* **GOAL**:
Find the lines with the string "matplotlib" and return them.

* **MATERIAL FOR THIS TASK**:
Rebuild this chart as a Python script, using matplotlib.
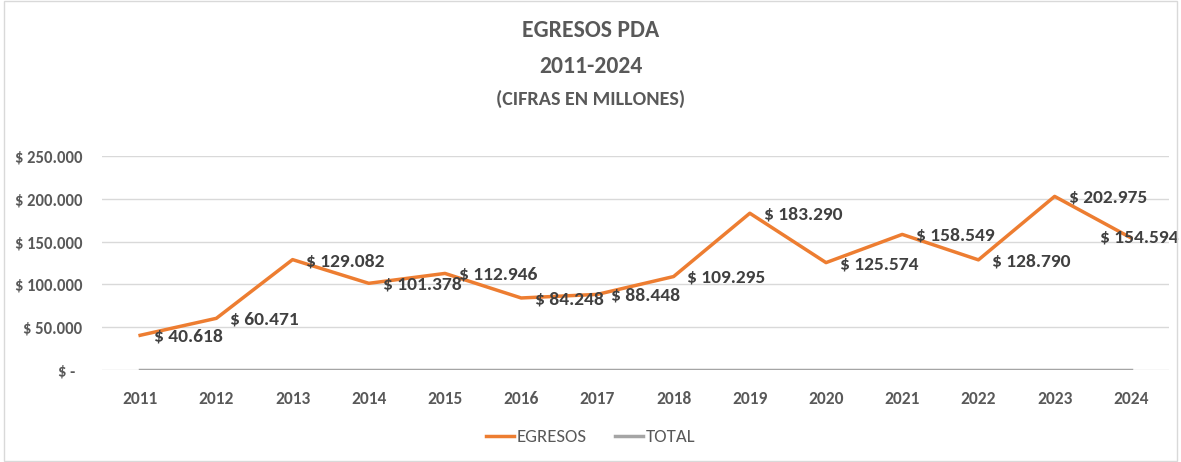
import matplotlib
matplotlib.use("Agg")
import matplotlib.pyplot as plt
from matplotlib.patches import Rectangle
from matplotlib.ticker import FuncFormatter

years = ["2011", "2012", "2013", "2014", "2015", "2016", "2017",
         "2018", "2019", "2020", "2021", "2022", "2023", "2024"]
egresos = [40618, 60471, 129082, 101378, 112946, 84248, 88448,
           109295, 183290, 125574, 158549, 128790, 202975, 154594]
total = [0] * len(years)
yticks = [0, 50000, 100000, 150000, 200000, 250000]

FAM = ["Carlito", "DejaVu Sans"]
plt.rcParams['font.family'] = FAM
TXT = "#595959"

fig = plt.figure(figsize=(11.81, 4.62), dpi=100)
fig.patches.append(Rectangle((0.003, 0.003), 0.994, 0.994, transform=fig.transFigure,
                             fill=False, edgecolor="#D9D9D9", linewidth=1))
ax = fig.add_axes([0.0864, 0.199, 0.9034, 0.463])

x = list(range(len(years)))
ax.plot(x, total, color="#A5A5A5", linewidth=2.5, label="TOTAL", zorder=2)
ax.plot(x, egresos, color="#ED7D31", linewidth=2.5, label="EGRESOS", zorder=3)

for i, v in enumerate(egresos):
    s = "$ " + f"{v:,}".replace(",", ".")
    if i == len(years) - 1:
        ax.annotate(s, (i, v), xytext=(34, 0), textcoords="offset points",
                    ha="right", va="center", fontsize=14, fontweight="bold",
                    color="#404040", annotation_clip=False)
    else:
        ax.annotate(s, (i, v), xytext=(10, -1), textcoords="offset points",
                    ha="left", va="center", fontsize=14, fontweight="bold",
                    color="#404040", annotation_clip=False)

ax.set_xlim(-0.5, len(years) - 0.5)
ax.set_ylim(0, 250000)
ax.set_yticks(yticks)
ax.yaxis.set_major_formatter(FuncFormatter(
    lambda v, p: "$ -  " if v == 0 else "$ " + f"{int(v):,}".replace(",", ".")))
ax.set_xticks(x)
ax.set_xticklabels(years)
ax.grid(axis="y", color="#D9D9D9", linewidth=1)
ax.set_axisbelow(True)
for sp in ax.spines.values():
    sp.set_visible(False)
ax.tick_params(length=0)
ax.tick_params(axis="y", pad=14, labelsize=12, labelcolor=TXT)
ax.tick_params(axis="x", pad=15, labelsize=12.5, labelcolor=TXT)
for lab in ax.get_xticklabels() + ax.get_yticklabels():
    lab.set_fontweight("bold")

fig.text(0.5, 0.935, "EGRESOS PDA", ha="center", va="center",
         fontsize=17, fontweight="bold", color=TXT)
fig.text(0.5, 0.855, "2011-2024", ha="center", va="center",
         fontsize=17, fontweight="bold", color=TXT)
fig.text(0.5, 0.786, "(CIFRAS EN MILLONES)", ha="center", va="center",
         fontsize=14.5, fontweight="bold", color=TXT)

h, l = ax.get_legend_handles_labels()
fig.legend([h[1], h[0]], [l[1], l[0]], loc="center", bbox_to_anchor=(0.5, 0.054),
           ncol=2, frameon=False, fontsize=13.5, labelcolor=TXT,
           handlelength=1.5, handletextpad=0.15, columnspacing=1.5)

fig.savefig("out.png", dpi=100)
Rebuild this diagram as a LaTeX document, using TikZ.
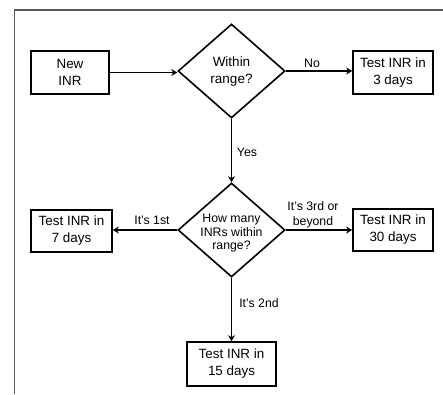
\documentclass[tikz,border=0pt]{standalone}
\usepackage{fontspec}
\setmainfont{Liberation Sans}
\usetikzlibrary{shapes.geometric,arrows.meta}
\begin{document}
\begin{tikzpicture}[x=1pt,y=-1pt,
  box/.style={draw=black,line width=1.6pt,rectangle,inner sep=0pt,align=center,font=\fontsize{13.4}{17}\selectfont},
  dia/.style={draw=black,line width=1.6pt,diamond,inner sep=0pt,minimum width=107pt,minimum height=94pt},
  dtxt/.style={align=center,inner sep=0pt},
  lbl/.style={align=center,inner sep=0pt,font=\fontsize{12.3}{15}\selectfont},
  arr/.style={line width=1.7pt,-{Stealth[length=6pt,width=7pt]}},
  frame/.style={draw=black!65,line width=1.5pt}]
\useasboundingbox (0,0) rectangle (443,394);
\fill[white] (0,0) rectangle (443,394);
\draw[frame] (14.5,394) -- (14.5,10) -- (443,10);
\node[box,minimum width=78pt,minimum height=43pt] (newinr) at (70,72.5) {New\\INR};
\node[dia] (d1) at (231.5,71) {};
\node[dtxt,font=\fontsize{13.5}{17}\selectfont] (d1t) at (231.5,71.5) {Within\\range?};
\node[box,minimum width=80pt,minimum height=43pt] (t3) at (393,72.5) {Test INR in\\3 days};
\node[dia] (d2) at (231.5,230) {};
\node[dtxt,font=\fontsize{12.3}{13.5}\selectfont] (d2t) at (231.5,233.5) {How many\\INRs within\\range?};
\node[box,minimum width=81pt,minimum height=42pt] (t7) at (71.5,231) {Test INR in\\7 days};
\node[box,minimum width=80pt,minimum height=42pt] (t30) at (393,230) {Test INR in\\30 days};
\node[box,minimum width=89pt,minimum height=44pt] (t15) at (231.5,364) {Test INR in\\15 days};
\draw[arr] (newinr.east) -- (d1.west |- newinr.east);
\draw[arr] (d1.east) -- (t3.west |- d1.east);
\draw[arr] (d1.south) -- (d2.north);
\draw[arr] (d2.west) -- (t7.east |- d2.west);
\draw[arr] (d2.east) -- (t30.west |- d2.east);
\draw[arr] (d2.south) -- (t15.north);
\node[lbl] (lno) at (312,63) {No};
\node[lbl] (lyes) at (247,152) {Yes};
\node[lbl] (l1) at (152,220) {It’s 1st};
\node[lbl] (l3) at (313,214.5) {It’s 3rd or\\beyond};
\node[lbl] (l2) at (259,303) {It’s 2nd};
\end{tikzpicture}
\end{document}
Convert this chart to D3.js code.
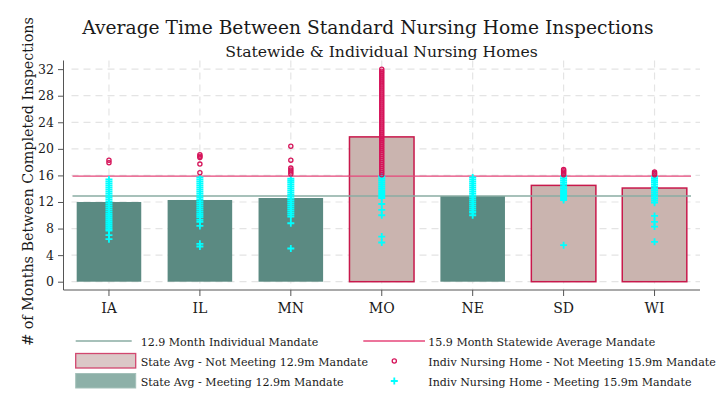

* **WRITTEN ANSWER**:
Rebuild this chart as a Python script, using matplotlib.
import matplotlib
matplotlib.use("Agg")
import matplotlib.pyplot as plt
from matplotlib.patches import Rectangle
from matplotlib.ticker import FuncFormatter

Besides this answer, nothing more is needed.